Economic Shocks and Conflict: The (Absence of) Evidence from Commodity Prices

Christopher Blattman (Yale University)

June 23, 2011, 11:15–12:30

Toulouse

Room MF 323

Development Economics Seminar

Abstract

The idea that economic shocks provoke conflict is perhaps the most widely-cited theories and empirical findings in the study of political instability. In developing countries, commodity prices are a large and arguably exogenous source of income levels and volatility. Hence, if economic shocks provoke instability, we should see clear evidence from export price shocks. We do not. We specify two common theories—that fighting varies with the opportunity cost of conflict, and also with the value of state rents—and specify tests that can distinguish between competing accounts.
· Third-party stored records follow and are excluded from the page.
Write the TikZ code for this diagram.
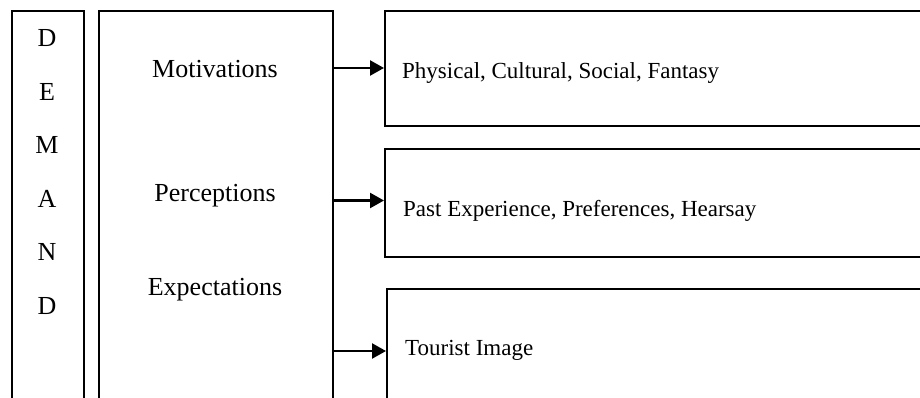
\documentclass[tikz,border=0pt]{standalone}
\usepackage{fontspec}
\setmainfont{Liberation Serif}
\usetikzlibrary{arrows.meta}
\begin{document}
\begin{tikzpicture}[x=1pt,y=-1pt,
  box/.style={draw,line width=1.6pt,anchor=north west,inner sep=0pt},
  txt/.style={font=\fontsize{26}{30}\selectfont,inner sep=0pt},
  rtxt/.style={font=\fontsize{23}{27}\selectfont,inner sep=0pt,anchor=base west},
  arr/.style={line width=2.4pt,-{Triangle[length=14pt,width=15pt]}}]
\useasboundingbox (0,0) rectangle (920,398);
% boxes
\node[box,minimum width=72pt,minimum height=420pt] (demand) at (11,10) {};
\node[box,minimum width=234pt,minimum height=420pt] (mid) at (98,10) {};
\node[box,minimum width=560pt,minimum height=115pt] (r1) at (384,10) {};
\node[box,minimum width=560pt,minimum height=108pt] (r2) at (384,148) {};
\node[box,minimum width=560pt,minimum height=140pt] (r3) at (386,288) {};
% DEMAND letters
\node[txt,anchor=base] (l1) at (47,46.7) {D};
\node[txt,anchor=base] (l2) at (47,100.2) {E};
\node[txt,anchor=base] (l3) at (47,153.7) {M};
\node[txt,anchor=base] (l4) at (47,207.2) {A};
\node[txt,anchor=base] (l5) at (47,260.7) {N};
\node[txt,anchor=base] (l6) at (47,314.2) {D};
% middle texts
\node[txt,anchor=base] (mot) at (215,77.3) {Motivations};
\node[txt,anchor=base] (per) at (215,201.7) {Perceptions};
\node[txt,anchor=base] (exp) at (215,295.7) {Expectations};
% right texts
\node[rtxt] (t1) at (402,79) {Physical, Cultural, Social, Fantasy};
\node[rtxt] (t2) at (403,216) {Past Experience, Preferences, Hearsay};
\node[rtxt] (t3) at (405,355) {Tourist Image};
% arrows
\coordinate (s1) at (333,68);
\coordinate (s2) at (333,200.5);
\coordinate (s3) at (333,351);
\draw[arr] (s1) -- (r1.west |- s1);
\draw[arr] (s2) -- (r2.west |- s2);
\draw[arr] (s3) -- (r3.west |- s3);
\end{tikzpicture}
\end{document}
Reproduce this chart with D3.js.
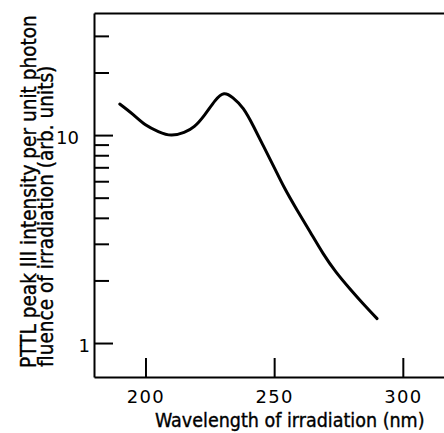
<!DOCTYPE html>
<html>
<head>
<meta charset="utf-8">
<script src="https://cdn.jsdelivr.net/npm/d3@7"></script>
<style>
  body { margin: 0; background: #fff; }
  svg { display: block; }
  text { font-family: "DejaVu Sans", sans-serif; fill: #000; }
  .title { font-family: "DejaVu Sans Condensed", "DejaVu Sans", sans-serif; font-stretch: condensed; stroke: #000; stroke-width: 0.35px; }
</style>
</head>
<body>
<script>
// wavelength (nm) and PTTL intensity
let wavelength = [190, 195, 200, 205, 210, 215, 219, 223, 227, 230.5, 234, 238, 242, 246, 250, 254, 259, 264, 269, 274, 279.5, 284.5, 290];
let intensity = [14.1, 12.6, 11.2, 10.4, 10.0, 10.3, 11.0, 12.5, 14.6, 15.8, 15.1, 13.4, 11.0, 8.77, 7.0, 5.58, 4.34, 3.42, 2.70, 2.20, 1.82, 1.55, 1.31];

let xTicks = [200, 250, 300];
let yMajor = [1, 10];
let yMinor = [2, 3, 4, 5, 6, 7, 8, 9, 20, 30];

let width = 444,
    height = 433;

let svg = d3.select("body").append("svg")
    .attr("width", width).attr("height", height);

// frame: left 94, right edge 444, top 13, bottom 377
let x = d3.scaleLinear().domain([180, 316]).range([94, 444]);
let y = d3.scaleLog().domain([0.6865, 38.65]).range([377, 13]);

// minor ticks on left
svg.append("g").attr("transform", "translate(94,0)")
    .call(d3.axisLeft(y).tickValues(yMinor).tickSizeInner(-15).tickSizeOuter(0).tickFormat(""))
    .call(g => g.select(".domain").remove());

// major ticks + labels on left
let gy = svg.append("g").attr("transform", "translate(94,0)")
    .call(d3.axisLeft(y).tickValues(yMajor).tickSizeInner(-19).tickSizeOuter(0).tickFormat(d3.format("d")));
gy.selectAll(".tick text")
    .attr("x", d => d >= 10 ? -15 : -4)
    .attr("dy", "0.45em")
    .style("font-size", "18px");

// bottom axis
let gx = svg.append("g").attr("transform", "translate(0,377)")
    .call(d3.axisBottom(x).tickValues(xTicks).tickSizeInner(-19).tickSizeOuter(0));
gx.selectAll(".tick text")
    .attr("y", 9)
    .attr("dy", "0.95em")
    .style("font-size", "18px")
    .style("letter-spacing", "1.3px");

// top frame line
svg.append("g").attr("transform", "translate(0,13)")
    .call(d3.axisTop(x).tickValues([]).tickSizeOuter(0));

svg.selectAll(".domain, .tick line")
    .attr("stroke", "#000").attr("stroke-width", 2);

// the curve
let line = d3.line()
    .x((d, i) => x(wavelength[i]))
    .y(d => y(d))
    .curve(d3.curveNatural);

svg.append("path")
    .attr("d", line(intensity))
    .attr("fill", "none")
    .attr("stroke", "#000")
    .attr("stroke-width", 3)
    .attr("stroke-linecap", "round");

// axis titles
svg.append("text").attr("class", "title")
    .attr("x", 155).attr("y", 427)
    .style("font-size", "19.5px")
    .text("Wavelength of irradiation (nm)");

svg.append("text").attr("class", "title")
    .attr("transform", "translate(36,368) rotate(-90)")
    .style("font-size", "20.6px")
    .text("PTTL peak III intensity per unit photon");

svg.append("text").attr("class", "title")
    .attr("transform", "translate(53,367) rotate(-90)")
    .style("font-size", "20.6px")
    .text("fluence of irradiation (arb. units)");
</script>
</body>
</html>
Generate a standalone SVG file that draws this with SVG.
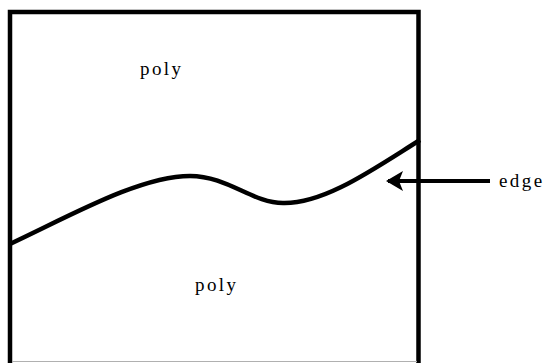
<svg xmlns="http://www.w3.org/2000/svg" width="546" height="363" viewBox="0 0 546 363">
<style>
  .line { fill: none; stroke: #000; stroke-width: 4.5; }
  .lbl { font-family: "Liberation Serif", "Times New Roman", serif; font-size: 19px; letter-spacing: 2.4px; fill: #000; }
</style>
<defs>
  <marker id="head" markerUnits="userSpaceOnUse" markerWidth="20" markerHeight="24" refX="18" refY="12" orient="auto" viewBox="0 0 20 24">
    <path d="M20,12 L3,2 L7,12 L3,22 Z" fill="#000"/>
  </marker>
</defs>
<rect width="546" height="363" fill="#fff"/>
<g id="box">
  <path class="line" d="M10,365 V12 H418.5 V365"/>
  <line x1="12" y1="361.5" x2="417" y2="361.5" stroke="#b0b0b0" stroke-width="1"/>
</g>
<g id="edge-curve">
  <path class="line" d="M10,244 C70,216 140,176 190,176 C228,176 252,203 283,203 C325,204 375,168 420,140" stroke-width="4"/>
</g>
<g id="label-poly-top"><text class="lbl" x="140" y="75">poly</text></g>
<g id="label-poly-bottom"><text class="lbl" x="195" y="291">poly</text></g>
<g id="label-edge"><text class="lbl" x="499" y="187" letter-spacing="2.6">edge</text></g>
<g id="connectors">
  <line x1="490" y1="181" x2="388" y2="181" stroke="#000" stroke-width="4" marker-end="url(#head)"/>
</g>
</svg>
We find no evidence to support either theory, even when conditioning on common sources of conflict risk or disaggregating by commodity. We also show previous commodity price results to be highly fragile or spurious. And by these same robustness techniques, we also see that other economic shocks—like rainfall—are less robust that commonly appreciated. Null and inconsistent results are seldom pursued or published in empirical social science, a practice that we argue has adversely affected our understanding and response to civil wars. We discuss why the quantitative study of civil war may be especially prone to publication bias, and argue that this paper’s results should lessen our confidence in the most commonly asserted income-conflict theories.